Mesopotamia artifacts gallery walk featured image
Social Studies,  TPT

How to Teach Mesopotamia Artifacts with a Gallery Walk

Ancient Mesopotamia can be hard for students to picture because so much of the unit feels far away from their everyday lives. Students may learn words like cuneiform, city-state, ziggurat, empire, and irrigation, but those terms become much more meaningful when they can connect them to real objects people used, built, wrote on, or left behind.

That is why artifacts are such a helpful entry point. A Mesopotamia artifacts lesson gives students something concrete to study. Instead of only asking students to memorize facts about the Fertile Crescent, you can ask them to look closely at evidence and think like historians.

A gallery walk is one of my favorite ways to make that happen because it keeps the lesson structured while still getting students moving, reading, sketching, and talking about what they notice.

Start with the historian question

Before students begin reading about artifacts, give them one simple question to carry through the activity:

What can artifacts tell us about how people lived in ancient Mesopotamia?

That question helps students understand the purpose of the lesson. They are not just rotating around the room to fill in blanks. They are using objects as evidence.

You can introduce the idea by showing one familiar classroom object and asking students what a future historian might learn from it. A pencil, water bottle, or laptop can reveal clues about tools, school routines, technology, and daily life. Then students can apply that same thinking to Mesopotamian artifacts.

Use stations to break the reading into manageable pieces

Mesopotamia includes a lot of important content, and a long reading passage can overwhelm students quickly. Gallery walk stations help because each stop gives students one focused artifact to study.

At each station, students can read a short passage and record a few key details, such as:

  • the name of the artifact
  • what it looks like
  • what it was used for
  • what it reveals about Mesopotamian life

This structure works especially well for middle school ancient civilizations classes because students have a clear task at every stop. They know what to look for, but they still have to think beyond the surface details.

Build in visual literacy

Artifacts are perfect for visual literacy practice. Students should not only read about the object. They should also slow down and notice what the artifact shows.

You can ask students to sketch the artifact or record visual details before they explain its purpose. That small step matters because it keeps students from racing through the station. It also helps them connect the appearance of an artifact to its historical meaning.

For example, if students study a cuneiform tablet, they can notice the wedge-shaped marks before connecting the artifact to writing, record keeping, laws, or trade. If they study a stele, they can think about why laws or images might be carved into stone and displayed publicly.

Turn artifacts into discussion

After the gallery walk, students need a chance to put the pieces together.

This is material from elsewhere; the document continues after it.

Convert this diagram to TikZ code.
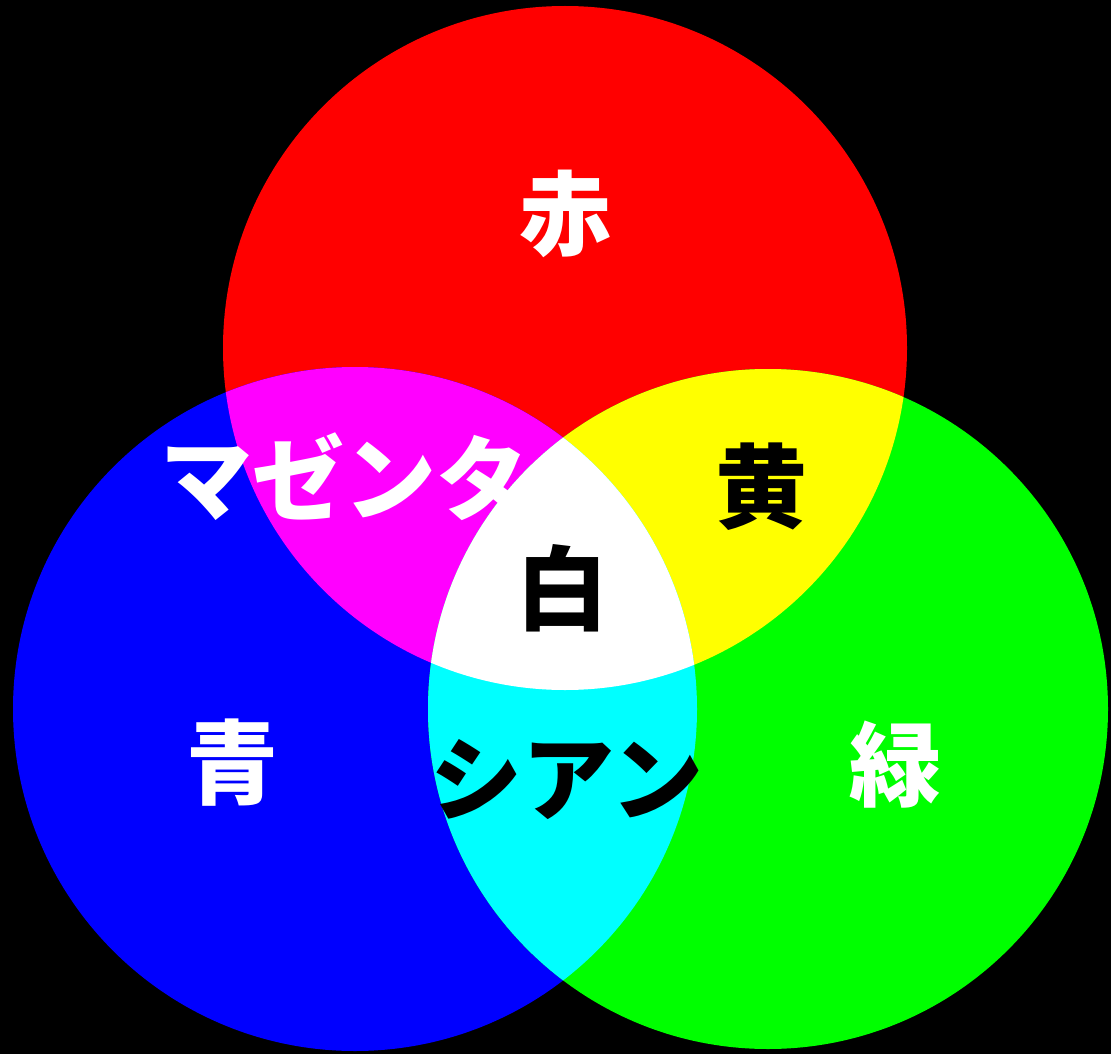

A quick discussion can help them move from individual artifacts to bigger conclusions about Mesopotamian civilization.

Try prompts like:

  • Which artifact taught you the most about daily life?
  • Which artifact showed power or leadership?
  • Which artifact connected to writing, laws, or government?
  • What do these artifacts reveal about what Mesopotamians valued?

These questions push students to use evidence from the stations. They also help students see that artifacts are not random objects. They are clues about a society’s technology, beliefs, government, work, and culture.

Connect artifacts to key vocabulary

A Mesopotamia artifacts gallery walk also pairs naturally with vocabulary instruction. Terms like cuneiform, city-state, scribe, irrigation, ziggurat, and empire are easier to remember when students can connect them to images, objects, and examples.

If your students need more vocabulary support before or after the gallery walk, you might also like this post on using an Ancient Mesopotamia vocabulary word wall. A word wall gives students a reference point as they read, write, and discuss the unit.

A ready-to-use Mesopotamia artifacts option

If you want the stations already built, I created an Ancient Mesopotamia Artifacts Gallery Walk for 6th and 7th grade world history and ancient civilizations classes.

Ancient Mesopotamia artifacts gallery walk resource cover

The activity is designed to help students analyze artifacts as primary sources. Students rotate through stations, read about each artifact, describe what they notice, explain its purpose, and draw the artifact as part of their response.

You can use it to introduce Mesopotamian civilization, review key concepts later in the unit, or add a primary source lesson when students need something more interactive than another set of notes.

Make the evidence visible

The biggest benefit of teaching artifacts is that students can see history as evidence. A law code, tablet, statue, seal, or piece of writing can help them understand that ancient civilizations were made up of real people solving problems, building systems, recording information, and expressing what mattered to them.

When students leave the activity, they should be able to explain more than what an artifact is. They should be able to explain what it shows about life in ancient Mesopotamia. That is where the deeper learning starts.